I have everything I ever wanted.everything I ever dreamed of. My life is amazing. But I still have memories of being kicked in the stomach, being locked in solitary confinement, having to go to the hospital because the people who were meant to love me injured me. One helps me now, not the other but one does, so it's over right? Why does it still bother me? Memories of being cornered with a knife, being beaten by a mentally disabled giant and having a plate thrown at my head and hitting me in the head. Having my food poisoned and having to go to the hospital, being beat with hangers until I bled, being called worthless all the time, told I was going to hell. Being made to stand still to be smacked in the face over and over with the excuse that I needed to be smacked again for flinching. Having a small part of my toe come off, being deathly ill so I couldn't have actual food for almost a year. This site is my venting spot, and things have been good mostly. But rn idk, the past still stings
What are you saying Noah ?
I don't understand what mental disturbance prompted this depressing post of hers, she seemed fine in person. I am confused and she did not tell me she was on here. She is asleep so I cannot question her.
What are you saying Noah ?
I don't understand what mental disturbance prompted this depressing post of hers, she seemed fine in person. I am confused and she did not tell me she was on here. She is asleep so I cannot question her.
Reminds of that livestream she did, complaining about a past online relationship and how she found out he was with someone else the whole time. Then in the video there was you in the background on your laptop. I thought to myself how annoyed you must have been.
What are you saying Noah ?
I don't understand what mental disturbance prompted this depressing post of hers, she seemed fine in person. I am confused and she did not tell me she was on here. She is asleep so I cannot question her.
Reminds of that livestream she did, complaining about a past online relationship and how she found out he was with someone else the whole time. Then in the video there was you in the background on your laptop. I thought to myself how annoyed you must have been.
XD, well this annoys me but not that so much.

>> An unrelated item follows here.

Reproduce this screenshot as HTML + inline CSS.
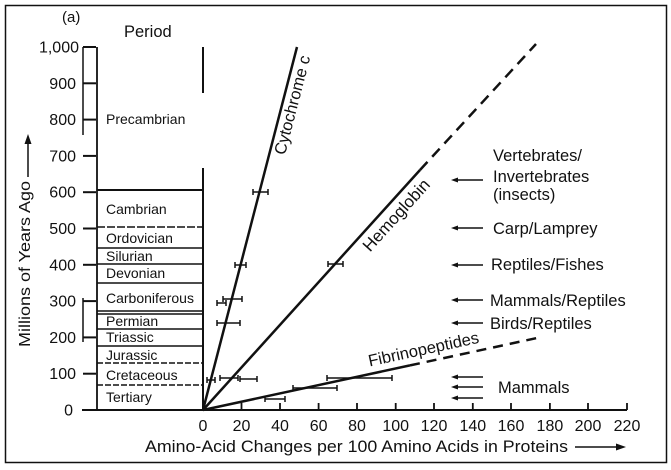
<!DOCTYPE html>
<html><head><meta charset="utf-8"><style>
html,body{margin:0;padding:0;background:#fff;}
svg{display:block;}
text{font-family:"Liberation Sans",Arial,sans-serif;fill:#111;}
</style></head><body>
<svg width="671" height="470" viewBox="0 0 671 470" xmlns="http://www.w3.org/2000/svg">
<rect x="5.5" y="5.5" width="661" height="457" fill="none" stroke="#111" stroke-width="1.5"/>
<text x="62" y="22" font-size="15">(a)</text>
<text x="124" y="37" font-size="16.5">Period</text>

<!-- Y axis labels -->
<g font-size="16" text-anchor="end">
<text x="79" y="52.5">1,000</text>
<text x="76" y="88.8">900</text>
<text x="76" y="125.1">800</text>
<text x="76" y="161.4">700</text>
<text x="76" y="197.7">600</text>
<text x="76" y="234">500</text>
<text x="76" y="270.3">400</text>
<text x="76" y="306.6">300</text>
<text x="76" y="342.9">200</text>
<text x="76" y="379.2">100</text>
<text x="73" y="415.5">0</text>
</g>
<g stroke="#111" stroke-width="2">
<line x1="83" y1="47" x2="96" y2="47"/>
<line x1="83" y1="83.3" x2="96" y2="83.3"/>
<line x1="83" y1="119.6" x2="96" y2="119.6"/>
<line x1="83" y1="155.9" x2="96" y2="155.9"/>
<line x1="83" y1="192.2" x2="96" y2="192.2"/>
<line x1="83" y1="228.5" x2="96" y2="228.5"/>
<line x1="83" y1="264.8" x2="96" y2="264.8"/>
<line x1="83" y1="301.1" x2="96" y2="301.1"/>
<line x1="83" y1="337.4" x2="96" y2="337.4"/>
<line x1="83" y1="373.7" x2="96" y2="373.7"/>
<line x1="83" y1="47" x2="83" y2="135" stroke-width="1.5"/>
<line x1="83" y1="298" x2="83" y2="342" stroke-width="1.5"/>
</g>

<!-- Y axis title -->
<text transform="translate(30,264) rotate(-90)" font-size="16" text-anchor="middle" textLength="166" lengthAdjust="spacingAndGlyphs">Millions of Years Ago</text>
<line x1="28" y1="177" x2="28" y2="142" stroke="#111" stroke-width="1.5"/>
<polygon points="28,134 24.5,144 31.5,144" fill="#111"/>

<!-- Period box -->
<g stroke="#111" fill="none">
<line x1="97" y1="47" x2="97" y2="410" stroke-width="1.8"/>
<line x1="203" y1="47" x2="203" y2="93" stroke-width="2"/>
<line x1="203" y1="168" x2="203" y2="410" stroke-width="2"/>
<line x1="97" y1="190" x2="203" y2="190" stroke-width="2"/>
<line x1="97" y1="227" x2="203" y2="227" stroke-width="1.5" stroke-dasharray="8,2"/>
<line x1="97" y1="248" x2="203" y2="248" stroke-width="1.5"/>
<line x1="97" y1="264" x2="203" y2="264" stroke-width="1.5"/>
<line x1="97" y1="283" x2="203" y2="283" stroke-width="1.5"/>
<line x1="97" y1="311" x2="203" y2="311" stroke-width="1.5"/>
<line x1="97" y1="314" x2="203" y2="314" stroke-width="1.5"/>
<line x1="97" y1="329" x2="203" y2="329" stroke-width="1.5"/>
<line x1="97" y1="346" x2="203" y2="346" stroke-width="1.5"/>
<line x1="97" y1="363" x2="203" y2="363" stroke-width="1.5" stroke-dasharray="6,2"/>
<line x1="97" y1="385" x2="203" y2="385" stroke-width="1.5" stroke-dasharray="6,2"/>
</g>
<g font-size="14">
<text x="106" y="124">Precambrian</text>
<text x="106" y="214">Cambrian</text>
<text x="106" y="243">Ordovician</text>
<text x="106" y="261">Silurian</text>
<text x="106" y="278">Devonian</text>
<text x="106" y="303">Carboniferous</text>
<text x="106" y="326">Permian</text>
<text x="106" y="342">Triassic</text>
<text x="106" y="360">Jurassic</text>
<text x="106" y="380">Cretaceous</text>
<text x="106" y="402">Tertiary</text>
</g>

<!-- X axis -->
<line x1="82" y1="410" x2="627" y2="410" stroke="#111" stroke-width="2"/>
<g stroke="#111" stroke-width="1.8">
<line x1="241.5" y1="403" x2="241.5" y2="410"/>
<line x1="280" y1="403" x2="280" y2="410"/>
<line x1="318.6" y1="403" x2="318.6" y2="410"/>
<line x1="357" y1="403" x2="357" y2="410"/>
<line x1="395.7" y1="403" x2="395.7" y2="410"/>
<line x1="434" y1="403" x2="434" y2="410"/>
<line x1="472.8" y1="403" x2="472.8" y2="410"/>
<line x1="511" y1="403" x2="511" y2="410"/>
<line x1="549.9" y1="403" x2="549.9" y2="410"/>
<line x1="588" y1="403" x2="588" y2="410"/>
<line x1="627" y1="403" x2="627" y2="410"/>
</g>
<g font-size="16" text-anchor="middle">
<text x="203" y="431">0</text>
<text x="241.5" y="431">20</text>
<text x="280" y="431">40</text>
<text x="318.6" y="431">60</text>
<text x="357" y="431">80</text>
<text x="395.7" y="431">100</text>
<text x="434" y="431">120</text>
<text x="472.8" y="431">140</text>
<text x="511" y="431">160</text>
<text x="549.9" y="431">180</text>
<text x="588" y="431">200</text>
<text x="627" y="431">220</text>
</g>
<text x="145" y="452" font-size="16.5" textLength="423" lengthAdjust="spacingAndGlyphs">Amino-Acid Changes per 100 Amino Acids in Proteins</text>
<line x1="575" y1="447" x2="618" y2="447" stroke="#111" stroke-width="1.5"/>
<polygon points="626,447 616,443.5 616,450.5" fill="#111"/>

<!-- Series lines -->
<g stroke="#111" fill="none" stroke-width="2.5">
<line x1="203" y1="410" x2="297" y2="47"/>
<line x1="203" y1="410" x2="420" y2="170"/>
<line x1="420" y1="170" x2="536" y2="44" stroke-dasharray="11,7"/>
<line x1="203" y1="410" x2="410" y2="365.4"/>
<line x1="410" y1="365.4" x2="537" y2="338" stroke-dasharray="10,7"/>
</g>

<!-- Error bars -->
<g stroke="#111" stroke-width="1.5" fill="none">
<path d="M253 192H268M253 189V195M268 189V195"/>
<path d="M235 265H246M235 262V268M246 262V268"/>
<path d="M223 299H242M223 296V302M242 296V302"/>
<path d="M217 303H226M217 300V306M226 300V306"/>
<path d="M217 323H240M217 320V326M240 320V326"/>
<path d="M207 380H215M207 377V383M215 377V383"/>
<path d="M220 378H238M220 375V381M238 375V381"/>
<path d="M240 379H257M240 376V382M257 376V382"/>
<path d="M328 264H343M328 261V267M343 261V267"/>
<path d="M327 378H392M327 375V381M392 375V381"/>
<path d="M293 388H337M293 385V391M337 385V391"/>
<path d="M265 399H285M265 396V402M285 396V402"/>
</g>

<!-- Series labels -->
<text transform="translate(297.6,106.4) rotate(-75.5)" font-size="16.5" text-anchor="middle">Cytochrome c</text>
<text transform="translate(400.5,219) rotate(-47.8)" font-size="17" text-anchor="middle">Hemoglobin</text>
<text transform="translate(424.7,354.6) rotate(-12.2)" font-size="16.5" text-anchor="middle">Fibrinopeptides</text>

<!-- Right-side arrows -->
<g stroke="#111" stroke-width="1.5">
<line x1="456" y1="180" x2="483" y2="180"/>
<line x1="456" y1="228" x2="483" y2="228"/>
<line x1="456" y1="265" x2="483" y2="265"/>
<line x1="456" y1="300" x2="483" y2="300"/>
<line x1="456" y1="323" x2="483" y2="323"/>
<line x1="456" y1="377" x2="483" y2="377"/>
<line x1="456" y1="387" x2="483" y2="387"/>
<line x1="456" y1="398" x2="483" y2="398"/>
</g>
<g fill="#111">
<polygon points="451,180 458,177.5 458,182.5"/>
<polygon points="451,228 458,225.5 458,230.5"/>
<polygon points="451,265 458,262.5 458,267.5"/>
<polygon points="451,300 458,297.5 458,302.5"/>
<polygon points="451,323 458,320.5 458,325.5"/>
<polygon points="451,377 458,374.5 458,379.5"/>
<polygon points="451,387 458,384.5 458,389.5"/>
<polygon points="451,398 458,395.5 458,400.5"/>
</g>
<g font-size="16.5">
<text x="493" y="161">Vertebrates/</text>
<text x="493" y="182">Invertebrates</text>
<text x="493" y="200">(insects)</text>
<text x="493" y="234">Carp/Lamprey</text>
<text x="491" y="270">Reptiles/Fishes</text>
<text x="490" y="306">Mammals/Reptiles</text>
<text x="490" y="329">Birds/Reptiles</text>
<text x="498" y="393">Mammals</text>
</g>
</svg>
</body></html>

Trauma will remain as a part of you for the rest of your life. Therapy and meds merely help you cope so you don't harm yourself or others. The effect trauma had on your mind will never vanish.
Make the best of it.
Actually as people get older memories fade and our capacity to feel emotions to their utmost extremes often weakens into a shadow of what it once was with age.
It's been said that every time a memory is recalled that it weakens it a bit with each re-encoding, since it effectively has to take it out of your brain and put it back instead of pulling a copy of itself, allowing for degradation and mutations on the memory from things as simple as how you felt that moment that you remembered it.
A lot of what makes memories like that that are locked away remain so strong is over how hard it is to access them. As I saw with my own trauma, when I was self-inflicing aversion therapy onto myself to get over individual triggers, said triggers that called upon the memory were actually helpful for overcoming the shock and surprise of it. The only way to really weaken the memory's hold on me was to basically play it on repeat until it meant less.
There's also drugs in the work for targeted memory loss practices. Supposedly while on the drug they can have you recall the traumatic memory, you'll remember it and replay it as normal, but you won't be able to put it back. When asked a second time to talk about it it'll supposedly be a lot harder to call upon the memory. Now while I see this as a potential to make designer cultists and government assassins that don't remember what tasks they've done and shit like that (especially if paired with other potentially mental conditioning drugs like LSD)... they seem to think it'll help with PTSD patients.
Trauma will remain as a part of you for the rest of your life. Therapy and meds merely help you cope so you don't harm yourself or others. The effect trauma had on your mind will never vanish.
Make the best of it.
This is pretty good. Trauma rewires the brain so if you have PTSD you will be susceptible to thoughts you can't control and people won't understand. But it's a spectrum and is different for everybody. It won't go away but it can decrease.
Somethings I think about is that it's sad childhood and other times sucked ass but...the things you missed out on, or never had at all, or the bad things that other people did to you can become your strength.
If you've been abused, feeling sad or fucked up is real. Your wounds need to feed on you for a time, I think. It's ok to be sad. But when you've finally had enough you can turn it around.
That's when you can feed off your wounds and make them your strength. You can recreate the things you never had by choosing to give to others what you never had, cause you really appreciate those things. It can be your gift and your strength. It helps I think.